Quote from the first line below through the line that contains "3.9, 4.1, 4.2];", both included, and leave the pictures out.

--- BEGIN ---

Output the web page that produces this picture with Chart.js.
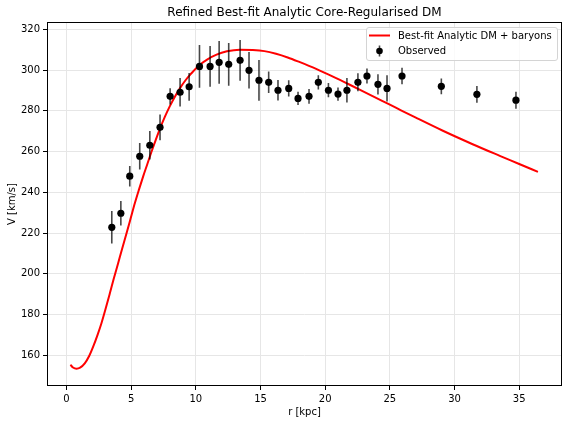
<!DOCTYPE html>
<html>
<head>
<meta charset="utf-8">
<script src="https://cdn.jsdelivr.net/npm/chart.js@4"></script>
<style>
  html, body { margin: 0; padding: 0; background: #fff; }
  canvas { display: block; }
</style>
</head>
<body>
<canvas id="chart" width="568" height="424"></canvas>
<script>
// observed rotation curve
const obsR = [3.5, 4.2, 4.89, 5.66, 6.44, 7.23, 8.01, 8.78, 9.48, 10.28, 11.1, 11.8, 12.54, 13.42, 14.11,
  14.88, 15.63, 16.35, 17.18, 17.9, 18.75, 19.47, 20.25, 20.99, 21.68, 22.53, 23.23, 24.08, 24.78,
  25.94, 28.98, 31.73, 34.75];
const obsV = [222.8, 229.7, 247.9, 257.7, 263.1, 271.9, 287.1, 289.1, 291.8, 301.8, 301.8, 303.8, 302.8,
  304.8, 299.9, 295.0, 294.0, 290.1, 291.0, 286.1, 287.1, 294.0, 290.1, 288.2, 290.1, 294.0, 297.1,
  293.0, 291.0, 297.1, 292.0, 288.1, 285.2];
const obsErr = [8, 6, 5, 6.5, 7, 6.3, 4, 7, 6.8, 10.5, 10, 10.5, 10.5, 10, 9, 10, 5.3, 5, 4, 3.2, 3.6,
  3.5, 3.5, 3.3, 6, 4.4, 3.7, 5, 6.4, 4, 3.9, 4.1, 4.2];

// best-fit model curve
const fitR = [0.3, 0.5, 0.77, 1.05, 1.41, 1.75, 2.06, 2.4, 2.7, 3.0, 3.35, 3.65, 3.99, 4.3, 4.64, 4.95,
  5.28, 5.6, 5.92, 6.25, 6.57, 6.9, 7.21, 7.6, 7.98, 8.4, 8.8, 9.2, 9.6, 10.3, 10.9, 11.6, 12.4, 13.4,
  14.4, 15.3, 16.2, 17.1, 18.0, 19.3, 20.6, 21.9, 23.2, 24.4, 25.5, 27.05, 29.1, 31.4, 33.5, 35.0, 36.45];
const fitV = [155.3, 154.0, 153.4, 153.9, 156.0, 159.6, 164.2, 170.0, 175.7, 182.3, 190.4, 197.5, 205.2,
  212.3, 219.9, 227.0, 234.6, 241.3, 247.7, 253.9, 259.9, 265.7, 271.0, 277.0, 282.2, 287.2, 291.4,
  295.0, 298.0, 302.6, 305.3, 307.6, 309.2, 310.0, 309.85, 309.3, 308.0, 306.2, 304.0, 300.6, 296.8,
  292.8, 288.7, 284.9, 281.4, 276.5, 270.2, 263.6, 257.9, 253.9, 250.0];

const xTicks = [0, 5, 10, 15, 20, 25, 30, 35];
const yTicks = [160, 180, 200, 220, 240, 260, 280, 300, 320];
const xRange = [-1.51, 38.31];
const yRange = [144.9, 323.6];
const legendLabels = ['Best-fit Analytic DM + baryons', 'Observed'];

const FONT = "'DejaVu Sans', sans-serif";

const errorBars = {
  id: 'errorBars',
  beforeDatasetDraw(chart, args) {
    if (args.index !== 0) return;
    const { ctx, scales: { x, y } } = chart;
    ctx.save();
    ctx.strokeStyle = 'rgba(0,0,0,0.72)';
    ctx.lineWidth = 1.6;
    ctx.beginPath();
    obsR.forEach((r, i) => {
      const px = x.getPixelForValue(r);
      ctx.moveTo(px, y.getPixelForValue(obsV[i] - obsErr[i]));
      ctx.lineTo(px, y.getPixelForValue(obsV[i] + obsErr[i]));
    });
    ctx.stroke();
    ctx.restore();
  }
};

const frame = {
  id: 'frame',
  afterDatasetsDraw(chart) {
    const { ctx, chartArea: a } = chart;
    ctx.save();
    ctx.strokeStyle = '#000';
    ctx.lineWidth = 1;
    ctx.strokeRect(a.left + 0.5, a.top + 0.5, a.right - a.left - 1, a.bottom - a.top - 1);
    ctx.restore();
  }
};

const legendBox = {
  id: 'legendBox',
  afterDraw(chart) {
    const { ctx, chartArea: a } = chart;
    ctx.save();
    ctx.font = `10px ${FONT}`;
    const textW = Math.max(...legendLabels.map(t => ctx.measureText(t).width));
    const w = Math.round(32 + textW + 5);
    const h = 33;
    const bx = Math.round(a.right - 5 - w);
    const by = Math.round(a.top + 5);

    ctx.fillStyle = 'rgba(255,255,255,0.8)';
    ctx.strokeStyle = '#d4d4d4';
    ctx.lineWidth = 1;
    ctx.beginPath();
    if (ctx.roundRect) ctx.roundRect(bx + 0.5, by + 0.5, w, h, 2.5);
    else ctx.rect(bx + 0.5, by + 0.5, w, h);
    ctx.fill();
    ctx.stroke();

    // line handle
    ctx.strokeStyle = 'red';
    ctx.lineWidth = 2;
    ctx.beginPath();
    ctx.moveTo(bx + 3, by + 8.5);
    ctx.lineTo(bx + 24, by + 8.5);
    ctx.stroke();

    // errorbar handle
    const hx = bx + 13.5, hy = by + 24;
    ctx.strokeStyle = 'rgba(0,0,0,0.72)';
    ctx.lineWidth = 1.6;
    ctx.beginPath();
    ctx.moveTo(hx, hy - 5.5);
    ctx.lineTo(hx, hy + 5.5);
    ctx.stroke();
    ctx.fillStyle = '#000';
    ctx.beginPath();
    ctx.arc(hx, hy, 3.3, 0, Math.PI * 2);
    ctx.fill();

    ctx.fillStyle = '#000';
    ctx.textBaseline = 'middle';
    ctx.fillText(legendLabels[0], bx + 32, by + 9);
    ctx.fillText(legendLabels[1], bx + 32, by + 24.5);
    ctx.restore();
  }
};

new Chart(document.getElementById('chart'), {
  type: 'scatter',
  data: {
    datasets: [
      {
        label: legendLabels[1],
        data: obsR.map((r, i) => ({ x: r, y: obsV[i] })),
        backgroundColor: '#000',
        borderColor: '#000',
        borderWidth: 0,
        pointRadius: 3.6,
        order: 0
      },
      {
        label: legendLabels[0],
        data: fitR.map((r, i) => ({ x: r, y: fitV[i] })),
        showLine: true,
        borderColor: '#ff0000',
        borderWidth: 2,
        pointRadius: 0,
        cubicInterpolationMode: 'monotone',
        order: 1
      }
    ]
  },
  options: {
    responsive: false,
    animation: false,
    devicePixelRatio: 1,
    events: [],
    layout: { padding: { left: 0, right: 6, top: 0, bottom: 0 } },
    plugins: {
      legend: { display: false },
      tooltip: { enabled: false },
      title: {
        display: true,
        text: 'Refined Best-fit Analytic Core-Regularised DM',
        color: '#000',
        font: { family: FONT, size: 12, weight: 'normal' },
        padding: { top: 6, bottom: 1.6 },
        fullSize: false
      }
    },
    scales: {
      x: {
        type: 'linear',
        min: xRange[0],
        max: xRange[1],
        afterBuildTicks: s => { s.ticks = xTicks.map(v => ({ value: v })); },
        afterFit: s => { s.height = 38; },
        grid: { color: '#e6e6e6', lineWidth: 1, tickColor: '#000', tickLength: 4 },
        border: { display: false },
        ticks: { color: '#000', font: { family: FONT, size: 10 }, padding: 3, maxRotation: 0, autoSkip: false },
        title: { display: true, text: 'r [kpc]', color: '#000', font: { family: FONT, size: 10 }, padding: { top: 0, bottom: 6 } }
      },
      y: {
        type: 'linear',
        min: yRange[0],
        max: yRange[1],
        afterBuildTicks: s => { s.ticks = yTicks.map(v => ({ value: v })); },
        afterFit: s => { s.width = 47; },
        grid: { color: '#e6e6e6', lineWidth: 1, tickColor: '#000', tickLength: 4 },
        border: { display: false },
        ticks: { color: '#000', font: { family: FONT, size: 10 }, padding: 3, autoSkip: false },
        title: { display: true, text: 'V [km/s]', color: '#000', font: { family: FONT, size: 10 }, padding: { top: 6, bottom: 0 } }
      }
    }
  },
  plugins: [errorBars, frame, legendBox]
});
</script>
</body>
</html>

--- END ---

**ANSWER**.
Output the web page that produces this picture with Chart.js.
<!DOCTYPE html>
<html>
<head>
<meta charset="utf-8">
<script src="https://cdn.jsdelivr.net/npm/chart.js@4"></script>
<style>
  html, body { margin: 0; padding: 0; background: #fff; }
  canvas { display: block; }
</style>
</head>
<body>
<canvas id="chart" width="568" height="424"></canvas>
<script>
// observed rotation curve
const obsR = [3.5, 4.2, 4.89, 5.66, 6.44, 7.23, 8.01, 8.78, 9.48, 10.28, 11.1, 11.8, 12.54, 13.42, 14.11,
  14.88, 15.63, 16.35, 17.18, 17.9, 18.75, 19.47, 20.25, 20.99, 21.68, 22.53, 23.23, 24.08, 24.78,
  25.94, 28.98, 31.73, 34.75];
const obsV = [222.8, 229.7, 247.9, 257.7, 263.1, 271.9, 287.1, 289.1, 291.8, 301.8, 301.8, 303.8, 302.8,
  304.8, 299.9, 295.0, 294.0, 290.1, 291.0, 286.1, 287.1, 294.0, 290.1, 288.2, 290.1, 294.0, 297.1,
  293.0, 291.0, 297.1, 292.0, 288.1, 285.2];
const obsErr = [8, 6, 5, 6.5, 7, 6.3, 4, 7, 6.8, 10.5, 10, 10.5, 10.5, 10, 9, 10, 5.3, 5, 4, 3.2, 3.6,
  3.5, 3.5, 3.3, 6, 4.4, 3.7, 5, 6.4, 4, 3.9, 4.1, 4.2];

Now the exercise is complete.